Dealing With The Devil: A Review of Black Mass

by Alvin G. Burstein

The biopic’s title prepares us for a consideration of moral perversion. Johnnie Depp’s chilling portrayal of James (Whitey) Bulger, the Boston mob boss, his bloody career, and his relationship with the FBI provide that opportunity, raising questions, some of which go unanswered.

The film describes Bulger’s transition from a member of the Winter Hill mob of “Southies,” Boston toughs at war with the Italian mafia centered in north Boston, to a crime kingpin in that city, one whose odious tentacles extended abroad. His success, perverse indeed, was grounded in his murky collaboration with the FBI as much as in his elaborate murderous sadism.
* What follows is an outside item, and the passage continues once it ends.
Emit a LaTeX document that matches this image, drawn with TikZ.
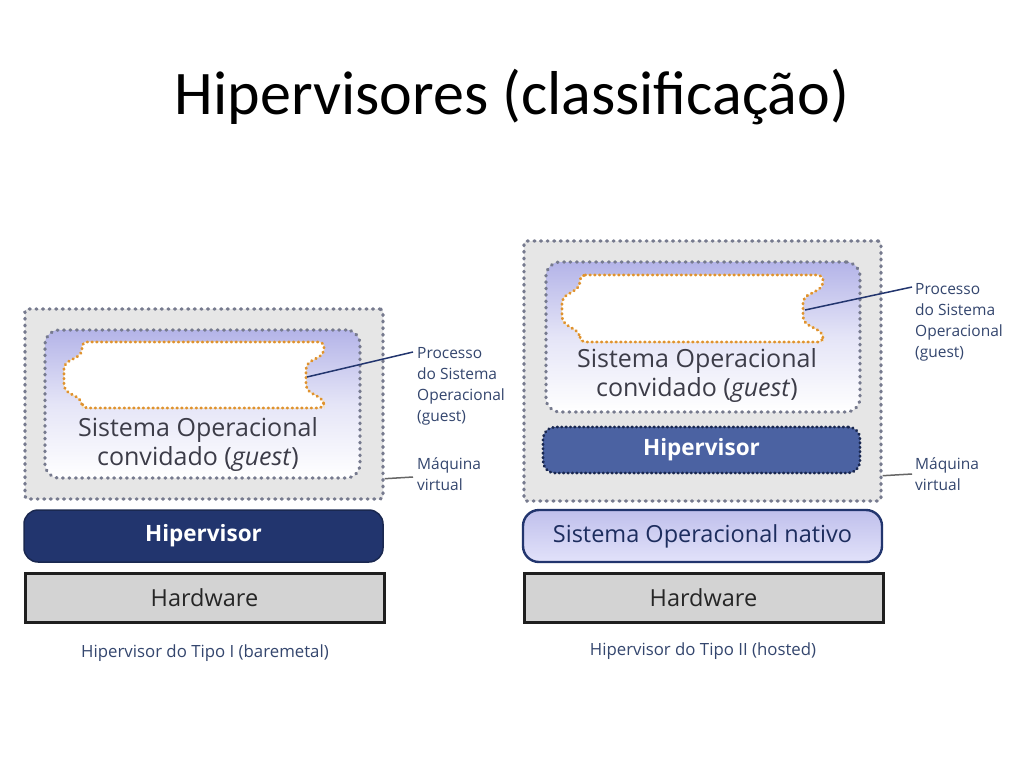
\documentclass[tikz,border=0pt]{standalone}
\usepackage{fontspec}
\setmainfont{Carlito}
\newfontfamily\dfont{Open Sans}
\usetikzlibrary{calc}
\definecolor{navy}{HTML}{22356E}
\definecolor{navyline}{HTML}{1A2850}
\definecolor{hypblue}{HTML}{4B62A2}
\definecolor{dotgray}{HTML}{767A8E}
\definecolor{vmgray}{HTML}{E6E6E6}
\definecolor{lav}{HTML}{B4B4E8}
\definecolor{lavlight}{HTML}{E2E2FA}
\definecolor{procorange}{HTML}{E0922E}
\definecolor{procpale}{HTML}{F6E2B8}
\definecolor{lbl}{HTML}{34466E}
\definecolor{guesttxt}{HTML}{3C3C48}
\definecolor{hwfill}{HTML}{D3D3D3}
\begin{document}
\begin{tikzpicture}[x=1pt,y=-1pt,
  vmbox/.style={draw=dotgray, line width=3.4pt, dash pattern=on 0.8pt off 5.8pt, line cap=round, fill=vmgray, rounded corners=3pt, inner sep=0pt},
  guestbox/.style={draw=dotgray, line width=3.2pt, dash pattern=on 0.8pt off 5.6pt, line cap=round, top color=lav, bottom color=white, middle color=lav!35, rounded corners=14pt, inner sep=0pt},
  proc/.style={preaction={draw=procpale, line width=1.4pt}, draw=procorange, line width=2.9pt, dash pattern=on 0.6pt off 4.2pt, line cap=round, fill=white, rounded corners=5pt},
  hypL/.style={draw=navyline, line width=1.5pt, fill=navy, rounded corners=14pt, inner sep=0pt, text=white, font=\dfont\bfseries\fontsize{22.5}{27}\selectfont},
  hypR/.style={draw=navyline, line width=2.8pt, dash pattern=on 0.6pt off 3.8pt, line cap=round, fill=hypblue, rounded corners=12pt, inner sep=0pt, text=white, font=\dfont\bfseries\fontsize{22.5}{27}\selectfont},
  nativo/.style={draw=navy, line width=2.4pt, top color=lav!85, bottom color=lavlight, rounded corners=16pt, inner sep=0pt, text=navy!85!black, font=\dfont\fontsize{23.5}{28}\selectfont},
  hwbox/.style={draw=black!88, line width=3pt, fill=hwfill, inner sep=0pt, text=black!85, font=\dfont\fontsize{23.5}{28}\selectfont},
  guesttext/.style={text=guesttxt, align=center, font=\dfont\fontsize{25}{29}\selectfont},
  sidelbl/.style={text=lbl, align=left, anchor=north west, inner sep=0pt, font=\dfont\fontsize{15.5}{21}\selectfont},
  caption/.style={text=lbl, font=\dfont\fontsize{16.8}{20}\selectfont},
  leader/.style={draw=navy, line width=1.5pt},
  leadergray/.style={draw=black!60, line width=1.5pt}
]
\useasboundingbox[fill=white] (0,0) rectangle (1024,768);

% Title
\node[font=\fontsize{62}{70}\selectfont, text=black] (title) at (512,97) {Hipervisores (classificação)};

% ===== Left: Type I =====
\node[vmbox, minimum width=358pt, minimum height=190pt] (vmL) at (204,404) {};
\node[guestbox, minimum width=315pt, minimum height=148pt] (guestL) at (202.5,404) {};
\draw[proc] (82,342) -- (324,342) -- (324,354) -- (306,364) -- (306,390) -- (324,400) -- (324,408) -- (82,408) -- (82,400) -- (64,390) -- (64,364) -- (82,354) -- cycle;
\coordinate (pL) at (307,377);
\node[guesttext] (gtL) at (198,444) {Sistema Operacional\\convidado (\textit{guest})};
\node[hypL, minimum width=359pt, minimum height=52pt] (hypLnode) at (203.5,536) {Hipervisor};
\node[hwbox, minimum width=359pt, minimum height=49pt] (hwL) at (204.5,597.5) {Hardware};
\node[caption] (capL) at (205,653) {Hipervisor do Tipo I (baremetal)};

\node[sidelbl] (procL) at (417,347) {Processo\\do Sistema\\Operacional\\(guest)};
\node[sidelbl] (mqL) at (417,457) {Máquina\\virtual};
\coordinate (pLend) at (413,352);
\coordinate (mLstart) at ($(vmL.south east)+(0,-22)$);
\coordinate (mLend) at (413,477);
\draw[leader] (pL) -- (pLend);
\draw[leadergray] (mLstart) -- (mLend);

% ===== Right: Type II =====
\node[vmbox, minimum width=357pt, minimum height=260pt] (vmR) at (702.5,371) {};
\node[guestbox, minimum width=314pt, minimum height=150pt] (guestR) at (703,337) {};
\draw[proc] (580,275) -- (823,275) -- (823,287) -- (803,298) -- (803,322) -- (823,333) -- (823,342) -- (580,342) -- (580,333) -- (562,322) -- (562,298) -- (580,287) -- cycle;
\coordinate (pR) at (805,310);
\node[guesttext] (gtR) at (697,376) {Sistema Operacional\\convidado (\textit{guest})};
\node[hypR, minimum width=317pt, minimum height=46pt] (hypRnode) at (701.5,450) {Hipervisor};
\node[nativo, minimum width=359pt, minimum height=52pt] (natR) at (702.5,536) {Sistema Operacional nativo};
\node[hwbox, minimum width=359pt, minimum height=49pt] (hwR) at (703.5,597.5) {Hardware};
\node[caption] (capR) at (703,651) {Hipervisor do Tipo II (hosted)};

\node[sidelbl] (procR) at (915,283) {Processo\\do Sistema\\Operacional\\(guest)};
\node[sidelbl] (mqR) at (915,457) {Máquina\\virtual};
\coordinate (pRend) at (912,287);
\coordinate (mRstart) at ($(vmR.south east)+(0,-27)$);
\coordinate (mRend) at (912,474);
\draw[leader] (pR) -- (pRend);
\draw[leadergray] (mRstart) -- (mRend);
\end{tikzpicture}
\end{document}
From a dramatic point of view, Depp’s depiction of Bulger is extraordinarily effective. I find myself feeling an unreasoning reluctance to suggest an Oscar because of the evil of his creation. And the film director’s blood-splattered horror scenes of torture and murder will doubtless gratify any inhibited or displaced aggressive drives in eager audiences.

From a psychodiagnostic point of view, the movie poses a question about whether the portrayed Bulger is a psychopath, a person without the capacity for empathy and lacking a moral sense or whether he is a sociopath, someone whose morality is deviant, a person whose social surround and consequent morality deviates from that of the larger society.

Many of Bulger’s associates would appear to merit the second diagnosis: sociopath. They are loyal to their fellow crooks, see law enforcement as the enemy, and the larger society as naïve in its inhibitions. Bulger himself, despite the film’s nod in the direction of his having a love for his mother and his son, violates a basic law of his deviant tribe by becoming what the FBI called “a top echelon informant.” In that capacity, he was later claimed to have contributed to the conviction of many members of the mafia. But he also escaped prosecution (until many years later) for serious crimes of his own.

A central question raised by these anomalies is the degree to which the FBI itself displays a kind of sociopathic readiness to collaborate in some criminal activities, perhaps even murder, in order to pursue other illegal practices. In the film, the FBI’s collusion with Bulger is regarded as the work of a few bad apples, but some commentators have suggested that a code of silence operates at the FBI level as well. Some have suggested that the Bulger’s success in avoiding capture for a decade and a half was due to the desire by the FBI to avoid questions about a practice instituted by J. Edgar Hoover in 1961, to develop “live sources within the upper echelon of the organized hoodlum element.”

The film does not go deeply into two fascinating loyalty issues. One is the tie between John Connolly and Whitey Bulger. Connolly was a fellow Southie who joined the FBI and who recruited Bulger as an informant. Connolly was one of the few of Bulger’s associates who did not agree to testify against his old buddy in return for a reduction of sentence. Like Bulger, Connolly is still in jail. And then there is Bulger’s younger brother, Billy. A long-time member of the state senate, Billy went on to become president of the University of Massachusetts. When it became clear that he had been lying to investigators about being in touch with his fugitive brother, he was forced to step down. What he has said about Whitey is, “…I cared about him deeply and I still do.” There is no indication that he ever suggested to his brother that he turn himself in.

One is left wondering about how Whitey, the sadistic murderer, feels about them.